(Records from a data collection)
* * *

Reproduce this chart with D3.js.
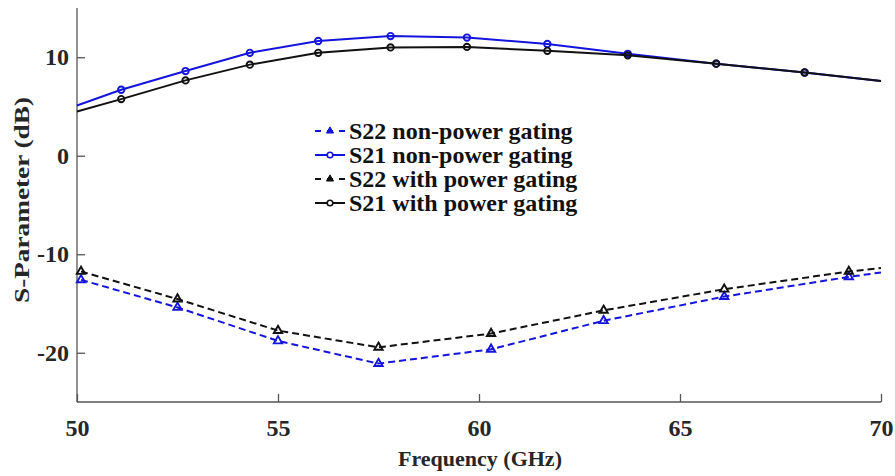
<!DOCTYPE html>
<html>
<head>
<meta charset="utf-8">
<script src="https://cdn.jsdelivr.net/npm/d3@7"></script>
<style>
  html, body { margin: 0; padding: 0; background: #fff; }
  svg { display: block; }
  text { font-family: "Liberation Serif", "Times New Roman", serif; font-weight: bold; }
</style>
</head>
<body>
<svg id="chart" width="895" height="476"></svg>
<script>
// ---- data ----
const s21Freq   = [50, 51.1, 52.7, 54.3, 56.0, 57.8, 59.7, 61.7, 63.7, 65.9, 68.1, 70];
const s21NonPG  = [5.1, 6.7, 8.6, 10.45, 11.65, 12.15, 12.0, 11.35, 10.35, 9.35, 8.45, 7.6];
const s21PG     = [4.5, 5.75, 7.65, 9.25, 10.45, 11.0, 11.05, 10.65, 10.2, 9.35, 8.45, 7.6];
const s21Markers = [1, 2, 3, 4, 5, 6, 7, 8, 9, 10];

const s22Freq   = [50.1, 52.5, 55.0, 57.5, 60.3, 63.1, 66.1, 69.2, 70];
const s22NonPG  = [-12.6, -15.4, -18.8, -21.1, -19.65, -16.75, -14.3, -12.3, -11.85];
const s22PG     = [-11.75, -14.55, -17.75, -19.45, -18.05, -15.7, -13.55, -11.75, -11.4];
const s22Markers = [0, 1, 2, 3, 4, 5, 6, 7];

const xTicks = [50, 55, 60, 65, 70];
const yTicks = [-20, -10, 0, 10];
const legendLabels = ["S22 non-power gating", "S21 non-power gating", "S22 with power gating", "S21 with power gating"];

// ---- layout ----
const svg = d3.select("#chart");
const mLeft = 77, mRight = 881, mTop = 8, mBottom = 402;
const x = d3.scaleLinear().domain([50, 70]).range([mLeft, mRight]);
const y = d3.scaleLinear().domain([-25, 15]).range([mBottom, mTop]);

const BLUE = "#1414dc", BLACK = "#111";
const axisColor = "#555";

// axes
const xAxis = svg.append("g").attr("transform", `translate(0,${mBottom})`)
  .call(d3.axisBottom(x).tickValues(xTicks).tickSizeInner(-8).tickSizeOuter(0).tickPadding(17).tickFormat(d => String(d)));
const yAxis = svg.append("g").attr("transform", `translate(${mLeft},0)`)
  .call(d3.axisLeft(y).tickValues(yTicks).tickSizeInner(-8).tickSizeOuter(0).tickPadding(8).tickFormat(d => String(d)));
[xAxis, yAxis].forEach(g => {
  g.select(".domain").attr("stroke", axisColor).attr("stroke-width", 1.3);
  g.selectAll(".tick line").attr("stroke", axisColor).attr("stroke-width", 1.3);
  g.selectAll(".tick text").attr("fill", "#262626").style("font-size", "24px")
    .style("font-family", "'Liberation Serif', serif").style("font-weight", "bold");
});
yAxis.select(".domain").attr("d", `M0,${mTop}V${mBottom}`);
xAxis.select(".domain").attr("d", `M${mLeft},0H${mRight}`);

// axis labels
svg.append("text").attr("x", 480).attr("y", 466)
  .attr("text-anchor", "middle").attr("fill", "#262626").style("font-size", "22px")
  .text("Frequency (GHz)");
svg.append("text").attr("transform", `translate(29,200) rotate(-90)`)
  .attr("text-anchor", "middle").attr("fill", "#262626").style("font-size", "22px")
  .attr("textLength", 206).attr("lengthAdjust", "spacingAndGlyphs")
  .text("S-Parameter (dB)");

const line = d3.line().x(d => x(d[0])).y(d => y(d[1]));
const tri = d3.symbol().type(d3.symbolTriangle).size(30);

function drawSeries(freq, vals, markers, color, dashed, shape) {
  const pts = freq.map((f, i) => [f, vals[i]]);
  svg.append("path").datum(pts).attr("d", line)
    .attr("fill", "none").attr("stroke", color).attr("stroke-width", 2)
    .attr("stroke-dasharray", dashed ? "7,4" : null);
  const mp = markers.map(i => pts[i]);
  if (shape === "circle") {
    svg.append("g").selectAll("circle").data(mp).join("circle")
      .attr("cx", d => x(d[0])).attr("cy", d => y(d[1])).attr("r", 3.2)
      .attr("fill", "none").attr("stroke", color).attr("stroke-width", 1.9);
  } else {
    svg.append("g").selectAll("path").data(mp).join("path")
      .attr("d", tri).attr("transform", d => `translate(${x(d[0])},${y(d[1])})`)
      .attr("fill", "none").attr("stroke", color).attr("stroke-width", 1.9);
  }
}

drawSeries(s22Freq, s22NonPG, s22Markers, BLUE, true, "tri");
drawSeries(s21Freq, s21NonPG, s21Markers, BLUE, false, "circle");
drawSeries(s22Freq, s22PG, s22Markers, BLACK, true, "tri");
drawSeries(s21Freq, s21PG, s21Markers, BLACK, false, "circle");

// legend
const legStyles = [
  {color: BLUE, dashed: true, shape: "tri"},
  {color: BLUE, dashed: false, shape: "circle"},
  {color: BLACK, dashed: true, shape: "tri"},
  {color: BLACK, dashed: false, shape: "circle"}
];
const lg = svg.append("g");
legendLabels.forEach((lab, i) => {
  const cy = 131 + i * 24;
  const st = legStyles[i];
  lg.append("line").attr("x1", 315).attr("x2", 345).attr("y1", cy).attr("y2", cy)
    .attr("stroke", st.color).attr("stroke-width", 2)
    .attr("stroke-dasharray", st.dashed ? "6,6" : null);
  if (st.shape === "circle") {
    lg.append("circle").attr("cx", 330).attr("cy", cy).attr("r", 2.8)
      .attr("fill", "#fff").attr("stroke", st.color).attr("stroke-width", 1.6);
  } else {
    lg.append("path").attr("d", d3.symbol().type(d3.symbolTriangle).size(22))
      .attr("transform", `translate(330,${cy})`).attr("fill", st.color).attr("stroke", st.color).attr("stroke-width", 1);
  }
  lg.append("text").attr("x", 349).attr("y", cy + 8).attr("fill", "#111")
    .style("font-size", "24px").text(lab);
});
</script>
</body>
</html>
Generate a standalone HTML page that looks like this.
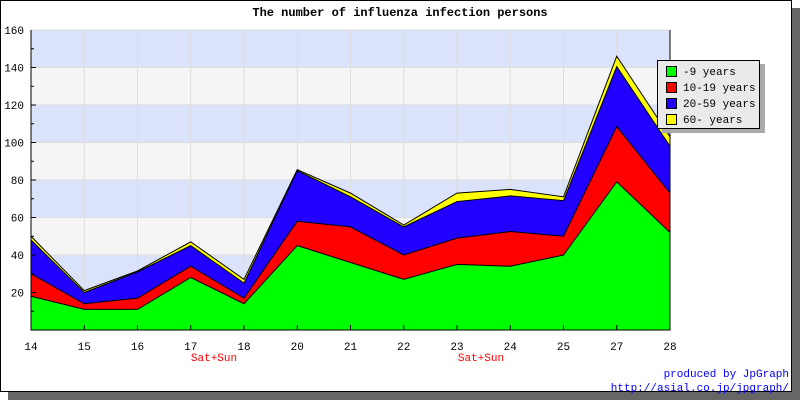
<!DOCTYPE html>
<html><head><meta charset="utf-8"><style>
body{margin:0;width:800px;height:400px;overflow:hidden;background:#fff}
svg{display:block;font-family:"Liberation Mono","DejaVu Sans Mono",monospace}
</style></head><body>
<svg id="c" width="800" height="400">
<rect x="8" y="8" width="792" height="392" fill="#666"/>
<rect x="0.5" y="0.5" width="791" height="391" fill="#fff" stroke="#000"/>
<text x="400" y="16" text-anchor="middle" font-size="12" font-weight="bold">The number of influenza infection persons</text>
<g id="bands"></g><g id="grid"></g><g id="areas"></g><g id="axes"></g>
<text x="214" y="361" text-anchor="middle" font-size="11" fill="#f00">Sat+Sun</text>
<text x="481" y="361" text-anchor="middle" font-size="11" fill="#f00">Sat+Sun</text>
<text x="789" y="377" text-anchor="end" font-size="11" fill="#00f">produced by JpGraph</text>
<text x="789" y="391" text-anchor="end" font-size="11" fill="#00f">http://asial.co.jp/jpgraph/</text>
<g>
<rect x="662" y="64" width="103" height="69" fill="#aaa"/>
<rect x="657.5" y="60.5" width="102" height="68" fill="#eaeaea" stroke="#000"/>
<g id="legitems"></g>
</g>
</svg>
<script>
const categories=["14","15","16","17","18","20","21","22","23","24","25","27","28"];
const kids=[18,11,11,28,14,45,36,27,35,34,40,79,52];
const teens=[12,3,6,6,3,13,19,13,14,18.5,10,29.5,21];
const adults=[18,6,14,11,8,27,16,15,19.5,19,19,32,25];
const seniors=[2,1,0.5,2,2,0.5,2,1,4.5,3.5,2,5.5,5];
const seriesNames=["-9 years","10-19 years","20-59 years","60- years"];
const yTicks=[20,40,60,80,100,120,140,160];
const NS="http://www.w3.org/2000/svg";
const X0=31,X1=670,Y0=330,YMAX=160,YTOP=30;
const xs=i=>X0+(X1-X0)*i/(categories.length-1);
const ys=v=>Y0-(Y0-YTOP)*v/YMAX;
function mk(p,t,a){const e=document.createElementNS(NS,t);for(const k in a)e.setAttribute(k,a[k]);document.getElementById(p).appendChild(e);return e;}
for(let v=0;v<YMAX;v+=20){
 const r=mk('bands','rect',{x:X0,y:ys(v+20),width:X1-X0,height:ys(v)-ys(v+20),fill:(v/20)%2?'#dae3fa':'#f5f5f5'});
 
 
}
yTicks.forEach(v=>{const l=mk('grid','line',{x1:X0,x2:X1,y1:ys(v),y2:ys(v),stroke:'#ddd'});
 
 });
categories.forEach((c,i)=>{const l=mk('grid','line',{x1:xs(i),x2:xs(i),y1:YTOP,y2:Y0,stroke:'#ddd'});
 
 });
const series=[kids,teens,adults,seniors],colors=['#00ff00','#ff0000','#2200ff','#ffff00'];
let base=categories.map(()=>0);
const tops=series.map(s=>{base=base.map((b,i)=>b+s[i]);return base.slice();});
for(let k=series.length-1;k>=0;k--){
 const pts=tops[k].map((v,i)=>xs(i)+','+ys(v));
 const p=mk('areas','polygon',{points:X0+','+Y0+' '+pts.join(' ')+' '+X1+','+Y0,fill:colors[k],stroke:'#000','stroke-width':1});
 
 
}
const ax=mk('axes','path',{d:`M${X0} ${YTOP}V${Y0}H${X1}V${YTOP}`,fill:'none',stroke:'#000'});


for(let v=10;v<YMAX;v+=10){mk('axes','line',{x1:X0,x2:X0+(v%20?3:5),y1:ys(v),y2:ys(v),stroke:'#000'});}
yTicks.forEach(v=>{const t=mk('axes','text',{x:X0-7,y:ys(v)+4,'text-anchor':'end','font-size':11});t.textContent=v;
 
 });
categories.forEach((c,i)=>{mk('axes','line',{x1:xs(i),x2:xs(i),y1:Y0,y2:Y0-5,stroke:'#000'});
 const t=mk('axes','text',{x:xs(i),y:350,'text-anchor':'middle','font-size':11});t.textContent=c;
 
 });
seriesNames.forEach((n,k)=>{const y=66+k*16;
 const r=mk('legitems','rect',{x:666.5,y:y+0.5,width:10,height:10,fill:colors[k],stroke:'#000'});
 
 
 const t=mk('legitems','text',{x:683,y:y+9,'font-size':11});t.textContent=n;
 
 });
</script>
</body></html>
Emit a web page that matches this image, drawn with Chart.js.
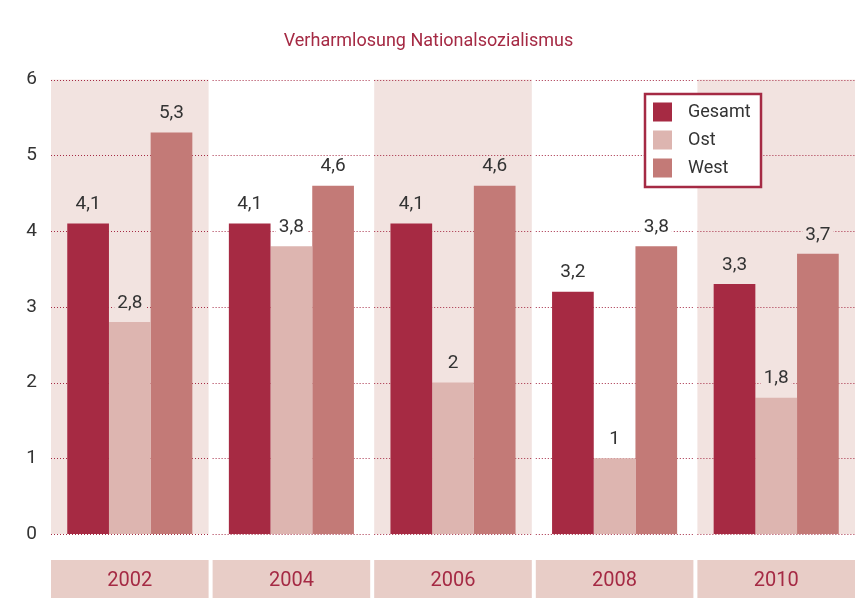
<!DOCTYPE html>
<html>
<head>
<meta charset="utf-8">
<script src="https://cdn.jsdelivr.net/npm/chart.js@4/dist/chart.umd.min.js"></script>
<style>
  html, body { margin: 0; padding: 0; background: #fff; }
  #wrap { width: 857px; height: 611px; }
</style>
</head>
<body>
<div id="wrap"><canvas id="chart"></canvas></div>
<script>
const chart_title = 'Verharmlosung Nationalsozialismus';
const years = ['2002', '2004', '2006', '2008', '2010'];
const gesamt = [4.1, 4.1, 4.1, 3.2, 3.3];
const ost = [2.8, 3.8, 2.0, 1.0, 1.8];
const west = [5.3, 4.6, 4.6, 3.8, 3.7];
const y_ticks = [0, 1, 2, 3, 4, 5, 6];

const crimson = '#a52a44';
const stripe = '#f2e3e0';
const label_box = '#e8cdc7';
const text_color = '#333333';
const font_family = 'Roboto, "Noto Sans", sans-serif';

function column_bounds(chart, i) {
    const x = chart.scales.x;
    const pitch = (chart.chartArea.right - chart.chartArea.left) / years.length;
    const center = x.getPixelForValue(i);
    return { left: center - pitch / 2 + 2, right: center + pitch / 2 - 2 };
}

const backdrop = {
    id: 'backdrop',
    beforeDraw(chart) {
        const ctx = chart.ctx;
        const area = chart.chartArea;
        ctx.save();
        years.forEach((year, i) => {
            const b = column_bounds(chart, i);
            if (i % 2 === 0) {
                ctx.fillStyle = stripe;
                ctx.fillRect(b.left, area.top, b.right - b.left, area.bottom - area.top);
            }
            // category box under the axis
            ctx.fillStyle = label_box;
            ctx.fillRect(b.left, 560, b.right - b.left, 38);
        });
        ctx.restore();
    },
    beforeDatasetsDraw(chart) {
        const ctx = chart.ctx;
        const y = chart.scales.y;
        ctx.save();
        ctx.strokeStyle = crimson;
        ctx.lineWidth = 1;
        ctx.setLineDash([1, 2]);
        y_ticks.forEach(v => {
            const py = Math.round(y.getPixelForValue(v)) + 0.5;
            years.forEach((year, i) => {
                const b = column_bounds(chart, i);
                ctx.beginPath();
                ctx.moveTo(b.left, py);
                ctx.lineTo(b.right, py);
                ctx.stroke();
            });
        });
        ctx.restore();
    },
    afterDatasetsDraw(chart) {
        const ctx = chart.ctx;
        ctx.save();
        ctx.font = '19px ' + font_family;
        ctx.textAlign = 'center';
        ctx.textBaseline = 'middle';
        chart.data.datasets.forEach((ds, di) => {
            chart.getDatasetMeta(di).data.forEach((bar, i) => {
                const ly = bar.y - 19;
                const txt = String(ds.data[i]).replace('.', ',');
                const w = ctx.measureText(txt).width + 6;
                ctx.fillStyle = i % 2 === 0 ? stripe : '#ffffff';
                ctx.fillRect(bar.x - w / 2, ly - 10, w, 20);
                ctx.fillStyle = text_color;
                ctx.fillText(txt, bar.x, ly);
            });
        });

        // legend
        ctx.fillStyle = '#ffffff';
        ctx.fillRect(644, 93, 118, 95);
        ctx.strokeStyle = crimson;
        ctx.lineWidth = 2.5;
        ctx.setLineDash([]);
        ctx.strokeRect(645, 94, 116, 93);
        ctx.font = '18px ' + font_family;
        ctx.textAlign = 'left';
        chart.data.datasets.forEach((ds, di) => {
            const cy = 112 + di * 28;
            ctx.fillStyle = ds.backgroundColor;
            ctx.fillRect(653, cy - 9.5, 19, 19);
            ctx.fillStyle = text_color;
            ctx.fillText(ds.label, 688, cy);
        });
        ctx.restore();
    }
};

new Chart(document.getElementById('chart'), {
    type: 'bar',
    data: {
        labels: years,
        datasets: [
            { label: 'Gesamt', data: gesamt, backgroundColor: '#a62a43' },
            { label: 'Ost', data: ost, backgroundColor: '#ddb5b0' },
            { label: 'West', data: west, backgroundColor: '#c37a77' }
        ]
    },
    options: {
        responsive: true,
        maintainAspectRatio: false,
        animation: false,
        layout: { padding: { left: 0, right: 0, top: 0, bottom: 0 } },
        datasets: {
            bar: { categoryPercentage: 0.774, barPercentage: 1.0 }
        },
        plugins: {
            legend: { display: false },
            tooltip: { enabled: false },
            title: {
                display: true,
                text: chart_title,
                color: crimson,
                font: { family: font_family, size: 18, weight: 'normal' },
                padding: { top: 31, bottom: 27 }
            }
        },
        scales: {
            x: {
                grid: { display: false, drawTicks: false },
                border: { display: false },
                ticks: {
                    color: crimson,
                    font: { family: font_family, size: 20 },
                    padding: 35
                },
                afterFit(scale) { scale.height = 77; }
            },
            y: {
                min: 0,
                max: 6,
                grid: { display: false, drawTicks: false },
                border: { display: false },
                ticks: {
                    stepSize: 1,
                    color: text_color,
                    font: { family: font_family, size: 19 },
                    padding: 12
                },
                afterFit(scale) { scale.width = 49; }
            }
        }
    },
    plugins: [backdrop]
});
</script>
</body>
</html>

* * *

__Task instructions__
Select every line of the material above holding the word "page" and copy it.

__Answer to this problem__
Generate a standalone HTML page that looks like this.
Emit a web page that matches this image, drawn with Chart.js.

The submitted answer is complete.